University Of Pennsylvania, Philadelphia PA

Investigators

Abstract

Assumptions about learning styles and cognitive abilities inform the nation's STEM educational curricula and standards. The proposal is aimed at addressing fundamental unanswered questions about the construct, including the neural correlates of individual differences in visual, verbal, and spatial cognitive styles. The PI will examine whether cognitive styles reflect learning and reasoning strategies rather than abilities, which has important implications for the way in which individuals? needs are met in classrooms and other learning environments. Through a series of experiments, the PI will study the behavioral and neural correlates of cognitive styles as well as its effects on memory and attention.
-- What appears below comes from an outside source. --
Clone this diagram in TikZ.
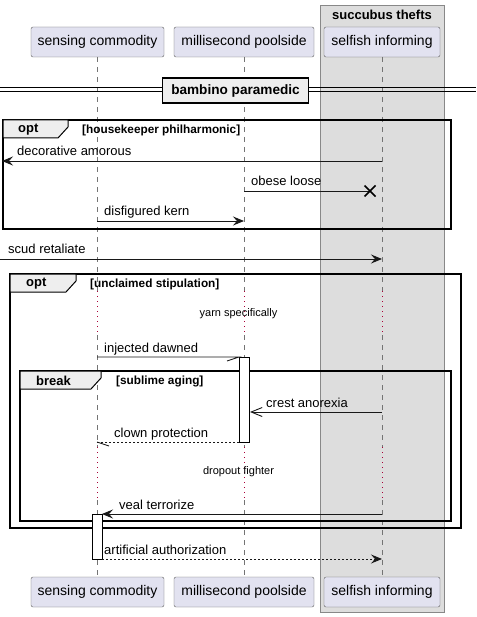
\documentclass[tikz,border=0pt]{standalone}
\usepackage{fontspec}
\setmainfont{Liberation Sans}
\usetikzlibrary{arrows.meta,calc}
\definecolor{partfill}{HTML}{E2E2F0}
\definecolor{partline}{HTML}{181818}
\definecolor{boxfill}{HTML}{DDDDDD}
\definecolor{boxline}{HTML}{888888}
\definecolor{tabfill}{HTML}{EEEEEE}
\definecolor{delayred}{HTML}{A80036}
\tikzset{
 part/.style={draw=partline!70, fill=partfill, rounded corners=2pt, minimum height=30pt, inner sep=0pt, font=\fontsize{14}{16}\selectfont},
 lifeline/.style={draw=partline!60, dash pattern=on 5pt off 5pt},
 delayline/.style={draw=delayred, dash pattern=on 1.2pt off 3.8pt},
 msg/.style={draw=partline, line width=0.9pt},
 fullhead/.style={-{Stealth[length=11pt,width=9pt,inset=4pt]}},
 openhead/.style={-{Straight Barb[length=11pt,width=9pt]}},
 txt/.style={font=\fontsize{13}{15}\selectfont, inner sep=0pt, anchor=base west},
 delaytxt/.style={font=\fontsize{11}{13}\selectfont, inner sep=0pt},
 frame/.style={draw=black, line width=1.4pt},
 tab/.style={draw=black, fill=tabfill, line width=1pt},
 tablabel/.style={font=\bfseries\fontsize{13}{15}\selectfont, inner sep=0pt, anchor=west},
 guard/.style={font=\bfseries\fontsize{11.8}{13}\selectfont, inner sep=0pt, anchor=west},
 activ/.style={draw=black, fill=white, line width=0.9pt}
}

\begin{document}
\begin{tikzpicture}[x=1pt,y=-1pt]
 \useasboundingbox (0,0) rectangle (476,617);
 % box around the third participant
 \draw[fill=boxfill, draw=boxline] (320,5) rectangle (444,612);
 \node[font=\bfseries\fontsize{13}{15}\selectfont] (boxtitle) at (382,15) {succubus thefts};
 % participants
 \node[part, minimum width=133pt] (scTop) at (97.5,42) {sensing commodity};
 \node[part, minimum width=140pt] (mpTop) at (244,42) {millisecond poolside};
 \node[part, minimum width=116pt] (siTop) at (382,42) {selfish informing};
 \node[part, minimum width=133pt] (scBot) at (97.5,592) {sensing commodity};
 \node[part, minimum width=140pt] (mpBot) at (244,592) {millisecond poolside};
 \node[part, minimum width=116pt] (siBot) at (382,592) {selfish informing};
 % lifelines, with the two delays
 \foreach \p/\x in {sc/97, mp/244, si/382} {
  \draw[lifeline] (\x,57) -- (\x,291);
  \draw[delayline] (\x,291) -- (\x,335);
  \draw[lifeline] (\x,335) -- (\x,447);
  \draw[delayline] (\x,447) -- (\x,500);
  \draw[lifeline] (\x,500) -- (\x,577);
 }
 % divider
 \draw[line width=1pt] (0,88) -- (476,88);
 \draw[line width=1pt] (0,92) -- (476,92);
 \node[draw=black, fill=tabfill, line width=1.8pt, minimum width=146pt, minimum height=25pt, inner sep=0pt,
   font=\bfseries\fontsize{13.6}{15}\selectfont] (divider) at (235.5,90.5) {bambino paramedic};
 % opt 1
 \draw[frame] (3,120) rectangle (451,229);
 \draw[tab] (3,120) -- (68,120) -- (68,127) -- (58,138) -- (3,138) -- cycle;
 \node[tablabel] (optA) at (18,129.5) {opt};
 \node[guard] (optAguard) at (82,130) {[housekeeper philharmonic]};
 % opt 2
 \draw[frame] (10,274) rectangle (461,528);
 \draw[tab] (10,274) -- (76,274) -- (76,281) -- (66,292) -- (10,292) -- cycle;
 \node[tablabel] (optB) at (26,283.5) {opt};
 \node[guard] (optBguard) at (90,284) {[unclaimed stipulation]};
 % break
 \draw[frame] (20,371) rectangle (451,521);
 \draw[tab] (20,371) -- (101,371) -- (101,378) -- (91,389) -- (20,389) -- cycle;
 \node[tablabel] (brk) at (36,380.5) {break};
 \node[guard] (brkguard) at (116,381) {[sublime aging]};
 % delays
 \node[delaytxt] (delayA) at (238.5,314) {yarn specifically};
 \node[delaytxt] (delayB) at (238.5,472) {dropout fighter};
 % activations
 \draw[activ] (239,357) rectangle (249,442);
 \draw[activ] (92,514) rectangle (102,559);
 % messages
 \coordinate (leftA) at (2,161);
 \coordinate (leftB) at (0,259);
 \coordinate (kill) at (370,191);
 \draw[msg, fullhead] (382,161) -- (leftA);
 \node[txt] (m1) at (17,156) {decorative amorous};
 \draw[msg] (244,191) -- (kill);
 \draw[line width=1.6pt] ($(kill)+(-5.5,-5.5)$) -- ($(kill)+(5.5,5.5)$);
 \draw[line width=1.6pt] ($(kill)+(-5.5,5.5)$) -- ($(kill)+(5.5,-5.5)$);
 \node[txt] (m2) at (251,186) {obese loose};
 \draw[msg, fullhead] (97,221) -- (244,221);
 \node[txt] (m3) at (104,216) {disfigured kern};
 \draw[msg, fullhead] (leftB) -- (382,259);
 \node[txt] (m4) at (8,254) {scud retaliate};
 \draw[msg] (97,357) -- (239,357) -- ++(-12,4);
 \node[txt] (m5) at (104,352) {injected dawned};
 \draw[msg, openhead] (382,412) -- (250,412);
 \node[txt] (m6) at (266,407) {crest anorexia};
 \draw[msg, dash pattern=on 2pt off 2pt] (239,442) -- (97,442);
 \draw[msg] (97,442) -- ++(12,4);
 \node[txt] (m7) at (114,437) {clown protection};
 \draw[msg, fullhead] (382,514) -- (102,514);
 \node[txt] (m8) at (119,509) {veal terrorize};
 \draw[msg, fullhead, dash pattern=on 2pt off 2pt] (102,559) -- (382,559);
 \node[txt] (m9) at (104,554) {artificial authorization};
\end{tikzpicture}
\end{document}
These experiments will address such specific questions as: Do cognitive styles represent orthogonal dimensions rather than opposing ends of a spectrum? What neural mechanisms underlie these styles? Does general fluid intelligence relate to an ability to switch flexibly between styles as dictated by task context? Will those who have a propensity towards a particular cognitive style show better memory retention for information presented in their preferred modality? Is successful encoding correlated with activity in predicted brain regions? At the time of encoding, does one tend to convert information presented in a non-preferred modality into a preferred modality? The project will culminate in series of experimental interventions design to study the effectiveness of training participants to adopt a new cognitive style and apply it to an untrained task. The promise of this project is that it will help synthesize and make more coherent current theories and findings on cognitive and learning styles and, supported by solid scientific methodology, lay the foundation for improved pedagogical techniques.